How do I continue training the model ？

yczhangnaxin · June 30, 2023, 9:25am

I have trained a model with pytorch_Lighting, and now I want to continue training this model, but the training task and the hyperparameters have changed, and an error with different hyperparameters will be reported when the new task is trained.
I want to know how to train new tasks by loading only the weights of the trained model?

awaelchli · July 2, 2023, 10:43am

@yczhangnaxin If you changed hyperparameters that influence the model architecture, then you might not be able to load the trained model because it would not be possible for PyTorch to map the parameters in the checkpoint to matching ones in the model (shape mismatch, name mismatch etc.). You would have to edit the checkpoint by hand (if that’s even meaningful).

checkpoint = torch.load("path/to/checkpoint/file.ckpt")
# For example, drop a parameter
checkpoint["state_dict"].pop("encoder.x.y.z")
# Load the weights
model.load_state_dict(checkpoint["state_dict"])

You have to decide how you want to adapt your trained model to your new task. For example, if your task changes the last layer (classification on a new set of labels) then you should follow the above recipe and load every layer except the last one.

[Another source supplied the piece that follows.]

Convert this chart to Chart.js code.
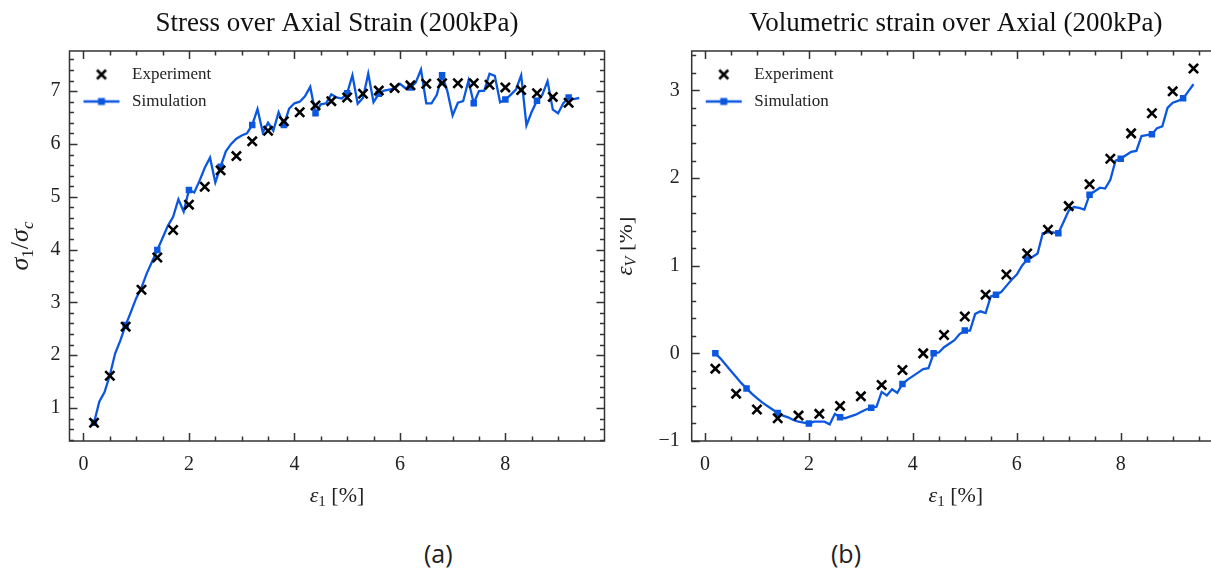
<!DOCTYPE html>
<html>
<head>
<meta charset="utf-8">
<script src="https://cdn.jsdelivr.net/npm/chart.js@4/dist/chart.umd.min.js"></script>
<style>
  html, body { margin: 0; padding: 0; background: #fff; overflow: hidden; }
  body { width: 1211px; height: 575px; position: relative; }
  .panel { position: absolute; top: 0; width: 620px; height: 520px; }
  .cap { position: absolute; top: 536px; font-family: "Open Sans", sans-serif; font-size: 25px; color: #222; }
</style>
</head>
<body>
<div class="panel" style="left:0"><canvas id="stressChart" width="620" height="520"></canvas></div>
<div class="panel" style="left:620px"><canvas id="volChart" width="620" height="520"></canvas></div>
<div class="cap" style="left:424px">(a)</div>
<div class="cap" style="left:831px">(b)</div>
<script>
// Axial strain of the simulation output [%]
const simStrain = [
  0.2, 0.3, 0.4, 0.5, 0.6, 0.7, 0.8, 0.9, 1.0,
  1.1, 1.2, 1.3, 1.4, 1.5, 1.6, 1.7, 1.8, 1.9, 2.0,
  2.1, 2.2, 2.3, 2.4, 2.5, 2.6, 2.7, 2.8, 2.9, 3.0,
  3.1, 3.2, 3.3, 3.4, 3.5, 3.6, 3.7, 3.8, 3.9, 4.0,
  4.1, 4.2, 4.3, 4.4, 4.5, 4.6, 4.7, 4.8, 4.9, 5.0,
  5.1, 5.2, 5.3, 5.4, 5.5, 5.6, 5.7, 5.8, 5.9, 6.0,
  6.1, 6.2, 6.3, 6.4, 6.5, 6.6, 6.7, 6.8, 6.9, 7.0,
  7.1, 7.2, 7.3, 7.4, 7.5, 7.6, 7.7, 7.8, 7.9, 8.0,
  8.1, 8.2, 8.3, 8.4, 8.5, 8.6, 8.7, 8.8, 8.9, 9.0,
  9.1, 9.2, 9.3, 9.4
];

// (a) stress ratio sigma1/sigmac
const stressSim = [
  0.72, 1.12, 1.30, 1.62, 2.03, 2.28, 2.57, 2.82, 3.08,
  3.28, 3.55, 3.77, 3.99, 4.22, 4.45, 4.62, 4.95, 4.72, 5.13,
  5.08, 5.30, 5.55, 5.74, 5.27, 5.57, 5.86, 6.00, 6.10, 6.16,
  6.20, 6.36, 6.66, 6.22, 6.40, 6.25, 6.60, 6.36, 6.67, 6.77,
  6.80, 6.90, 7.08, 6.58, 6.75, 6.77, 6.94, 6.88, 6.86, 6.96,
  7.30, 6.76, 6.87, 7.33, 6.79, 6.95, 7.01, 7.03, 7.05, 7.14,
  7.06, 7.07, 7.16, 7.41, 6.77, 6.77, 6.93, 7.30, 7.00, 6.54,
  6.78, 6.81, 7.20, 6.77, 7.00, 7.01, 7.33, 7.29, 6.79, 6.84,
  6.93, 7.03, 7.30, 6.35, 6.61, 6.82, 6.93, 7.19, 6.65, 6.58,
  6.77, 6.88, 6.85, 6.87
];
const expStrainA = [0.2, 0.5, 0.8, 1.1, 1.4, 1.7, 2.0, 2.3, 2.6, 2.9, 3.2, 3.5, 3.8, 4.1, 4.4, 4.7,
  5.0, 5.3, 5.6, 5.9, 6.2, 6.5, 6.8, 7.1, 7.4, 7.7, 8.0, 8.3, 8.6, 8.9, 9.2];
const stressExp = [0.72, 1.61, 2.54, 3.24, 3.85, 4.37, 4.85, 5.19, 5.50, 5.77, 6.05, 6.25, 6.43, 6.60, 6.73, 6.81,
  6.88, 6.95, 7.01, 7.06, 7.11, 7.14, 7.15, 7.15, 7.15, 7.12, 7.07, 7.02, 6.96, 6.89, 6.78];

// (b) volumetric strain [%]
const volSim = [
  0.00, -0.06, -0.13, -0.20, -0.27, -0.34, -0.40, -0.46, -0.51,
  -0.56, -0.60, -0.64, -0.68, -0.71, -0.73, -0.76, -0.78, -0.79, -0.80,
  -0.78, -0.78, -0.78, -0.81, -0.69, -0.73, -0.74, -0.72, -0.70, -0.67,
  -0.64, -0.62, -0.61, -0.44, -0.48, -0.41, -0.45, -0.35, -0.30, -0.26,
  -0.22, -0.18, -0.17, 0.00, 0.01, 0.07, 0.11, 0.15, 0.22, 0.26,
  0.26, 0.45, 0.48, 0.46, 0.65, 0.67, 0.70, 0.77, 0.84, 0.90,
  1.00, 1.07, 1.10, 1.14, 1.37, 1.38, 1.38, 1.37, 1.50, 1.63,
  1.67, 1.66, 1.64, 1.81, 1.85, 1.89, 1.88, 1.98, 2.20, 2.22,
  2.26, 2.30, 2.31, 2.48, 2.49, 2.50, 2.57, 2.59, 2.80, 2.86,
  2.88, 2.91, 2.99, 3.07
];
const expStrainB = [0.2, 0.6, 1.0, 1.4, 1.8, 2.2, 2.6, 3.0, 3.4, 3.8, 4.2, 4.6,
  5.0, 5.4, 5.8, 6.2, 6.6, 7.0, 7.4, 7.8, 8.2, 8.6, 9.0, 9.4];
const volExp = [-0.175, -0.46, -0.64, -0.74, -0.71, -0.69, -0.60, -0.49, -0.36, -0.19, 0.00, 0.21,
  0.42, 0.67, 0.90, 1.14, 1.41, 1.68, 1.93, 2.22, 2.51, 2.74, 2.99, 3.25];

// Tick labels
const strainTicks = [0, 2, 4, 6, 8];
const stressTicks = [1, 2, 3, 4, 5, 6, 7];
const volTicks = [-1, 0, 1, 2, 3];

const SERIF = '"Liberation Serif", "DejaVu Serif", serif';
const BLUE = '#0b57df';
const INK = '#222';

// legend icons drawn into small canvases (used as point styles)
function legendIcon(kind) {
  const c = document.createElement('canvas');
  c.width = 44; c.height = 16;
  const g = c.getContext('2d');
  if (kind === 'sim') {
    g.strokeStyle = BLUE; g.lineWidth = 2.3;
    g.beginPath(); g.moveTo(4, 8); g.lineTo(40, 8); g.stroke();
    g.fillStyle = BLUE; g.fillRect(18.5, 4.5, 7, 7);
  } else {
    g.strokeStyle = '#000'; g.lineWidth = 2.6;
    g.beginPath();
    g.moveTo(17.5, 3.5); g.lineTo(26.5, 12.5);
    g.moveTo(26.5, 3.5); g.lineTo(17.5, 12.5);
    g.stroke();
  }
  return c;
}
const expIcon = legendIcon('exp');
const simIcon = legendIcon('sim');

// keep the chartArea legend inside the plot, top-left
const legendInside = {
  id: 'legendInside',
  afterLayout(chart) {
    const l = chart.legend, a = chart.chartArea;
    if (!l) return;
    l.top = a.top + 5;
    l.bottom = a.bottom;
    l.left = a.left;
  }
};

// frame + inward ticks on all four sides
const boxTicks = {
  id: 'boxTicks',
  afterDatasetsDraw(chart, args, opts) {
    const { ctx, chartArea: a, scales: { x, y } } = chart;
    ctx.save();
    ctx.strokeStyle = '#333';
    ctx.lineWidth = 1.5;
    ctx.strokeRect(a.left, a.top, a.right - a.left, a.bottom - a.top);
    const vals = (scale, step) => {
      const out = [];
      for (let v = Math.ceil(scale.min / step) * step; v <= scale.max + 1e-9; v += step) out.push(+v.toFixed(4));
      return out;
    };
    const isMajor = (v, majors) => majors.some(m => Math.abs(m - v) < 1e-6);
    ctx.beginPath();
    vals(x, opts.xMinor).forEach(v => {
      const px = Math.round(x.getPixelForValue(v)) + 0.5;
      const len = isMajor(v, opts.xMajor) ? 8 : 4.5;
      ctx.moveTo(px, a.bottom); ctx.lineTo(px, a.bottom - len);
      ctx.moveTo(px, a.top); ctx.lineTo(px, a.top + len);
    });
    vals(y, opts.yMinor).forEach(v => {
      const py = Math.round(y.getPixelForValue(v)) + 0.5;
      const len = isMajor(v, opts.yMajor) ? 8 : 4.5;
      ctx.moveTo(a.left, py); ctx.lineTo(a.left + len, py);
      ctx.moveTo(a.right, py); ctx.lineTo(a.right - len, py);
    });
    ctx.stroke();
    ctx.restore();
  }
};

// axis titles with sub-scripts
function drawMath(ctx, parts, cx, cy, rotate) {
  ctx.save();
  ctx.translate(cx, cy);
  if (rotate) ctx.rotate(-Math.PI / 2);
  const fontOf = p => (p.italic ? 'italic ' : '') + p.size + 'px ' + SERIF;
  let total = 0;
  parts.forEach(p => { ctx.font = fontOf(p); p.w = ctx.measureText(p.t).width; total += p.w; });
  let x = -total / 2;
  ctx.fillStyle = INK;
  ctx.textBaseline = 'alphabetic';
  parts.forEach(p => {
    ctx.font = fontOf(p);
    ctx.fillText(p.t, x, 7 + (p.dy || 0));
    x += p.w;
  });
  ctx.restore();
}
const mathTitles = {
  id: 'mathTitles',
  afterDraw(chart, args, opts) {
    const { ctx, chartArea: a } = chart;
    drawMath(ctx, opts.x, (a.left + a.right) / 2, opts.xAt, false);
    drawMath(ctx, opts.y, opts.yAt, (a.top + a.bottom) / 2, true);
  }
};

function makeChart(id, cfg) {
  const ctx = document.getElementById(id).getContext('2d');
  return new Chart(ctx, {
    type: 'scatter',
    data: {
      datasets: [{
        label: 'Experiment',
        data: cfg.expX.map((v, i) => ({ x: v, y: cfg.expY[i] })),
        showLine: false,
        pointStyle: 'crossRot',
        pointRadius: 6.5,
        pointBorderWidth: 2.6,
        borderColor: '#000',
        backgroundColor: '#000'
      }, {
        label: 'Simulation',
        data: simStrain.map((v, i) => ({ x: v, y: cfg.simY[i] })),
        showLine: true,
        borderColor: BLUE,
        borderWidth: 2.3,
        backgroundColor: BLUE,
        pointStyle: 'rect',
        pointRadius: c => (c.dataIndex % 6 === 0 ? 4.6 : 0),
        pointBorderWidth: 0,
        tension: 0
      }]
    },
    options: {
      responsive: false,
      animation: false,
      events: [],
      layout: { padding: { left: 0, right: cfg.padRight, top: 0, bottom: 0 } },
      plugins: {
        tooltip: { enabled: false },
        title: {
          display: true,
          text: cfg.title,
          fullSize: false,
          color: '#111',
          font: { family: SERIF, size: 27, weight: 'normal' },
          padding: { top: 8, bottom: 10.6 }
        },
        legend: {
          position: 'chartArea',
          align: 'start',
          labels: {
            usePointStyle: true,
            pointStyleWidth: 44,
            padding: 10,
            color: INK,
            font: { family: SERIF, size: 17 },
            generateLabels: () => [
              { text: 'Experiment', pointStyle: expIcon, datasetIndex: 0, hidden: false, lineWidth: 0, fontColor: INK },
              { text: 'Simulation', pointStyle: simIcon, datasetIndex: 1, hidden: false, lineWidth: 0, fontColor: INK }
            ]
          }
        },
        boxTicks: { xMajor: strainTicks, xMinor: 0.5, yMajor: cfg.yTicks, yMinor: 0.2 },
        mathTitles: cfg.math
      },
      scales: {
        x: {
          type: 'linear',
          min: cfg.xMin, max: cfg.xMax,
          grid: { display: false, drawTicks: false },
          border: { display: false },
          afterBuildTicks: s => { s.ticks = strainTicks.map(v => ({ value: v })); },
          afterFit: s => { s.height = 79; },
          ticks: { color: INK, font: { family: SERIF, size: 20 }, padding: 12 }
        },
        y: {
          min: cfg.yMin, max: cfg.yMax,
          grid: { display: false, drawTicks: false },
          border: { display: false },
          afterBuildTicks: s => { s.ticks = cfg.yTicks.map(v => ({ value: v })); },
          afterFit: s => { s.width = cfg.yWidth; },
          ticks: {
            color: INK, font: { family: SERIF, size: 20 }, padding: cfg.yPad,
            callback: v => String(v).replace('-', '\u2212')
          }
        }
      }
    },
    plugins: [legendInside, boxTicks, mathTitles]
  });
}

makeChart('stressChart', {
  title: 'Stress over Axial Strain (200kPa)',
  expX: expStrainA, expY: stressExp, simY: stressSim,
  xMin: -0.265, xMax: 9.88, yMin: 0.375, yMax: 7.76,
  yTicks: stressTicks, yWidth: 69.5, yPad: 9, padRight: 15.5,
  math: {
    xAt: 495, yAt: 21,
    x: [{ t: '\u03b5', italic: true, size: 22 }, { t: '1', size: 15, dy: 4 }, { t: ' [%]', size: 22 }],
    y: [{ t: '\u03c3', italic: true, size: 26 }, { t: '1', size: 17, dy: 5 }, { t: '/', size: 26 },
        { t: '\u03c3', italic: true, size: 26 }, { t: 'c', italic: true, size: 17, dy: 5 }]
  }
});

makeChart('volChart', {
  title: 'Volumetric strain over Axial (200kPa)',
  expX: expStrainB, expY: volExp, simY: volSim,
  xMin: -0.255, xMax: 9.91, yMin: -1.0, yMax: 3.45,
  yTicks: volTicks, yWidth: 71.7, yPad: 12, padRight: 20,
  math: {
    xAt: 495, yAt: 5,
    x: [{ t: '\u03b5', italic: true, size: 22 }, { t: '1', size: 15, dy: 4 }, { t: ' [%]', size: 22 }],
    y: [{ t: '\u03b5', italic: true, size: 23 }, { t: 'V', italic: true, size: 16, dy: 4 }, { t: ' [%]', size: 23 }]
  }
});
</script>
</body>
</html>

yczhangnaxin · July 6, 2023, 8:28am

@awaelchli thank you for reply. I used T5 to train the two tasks separately, and here are the models trained for the two tasks:
Task A:

T5Finetuner(
  (T5ForConditionalGeneration): ModifiedT5ForConditionalGeneration(
(shared)
(encoder)
(decoder)
(lm_head)
)

Task B:

T5Finetuner(
  (T5ForConditionalGeneration): RankT5ForConditionalGeneration(
(shared)
(encoder)
(decoder)
(lm_head)
)

The trained models differ only in name and weight, and the structure is the same. I want the model trained with Task A to be trained directly on Task B, not initialized with the T5 pre-trained model. I wonder if pytorch_lighting offers a way to do this?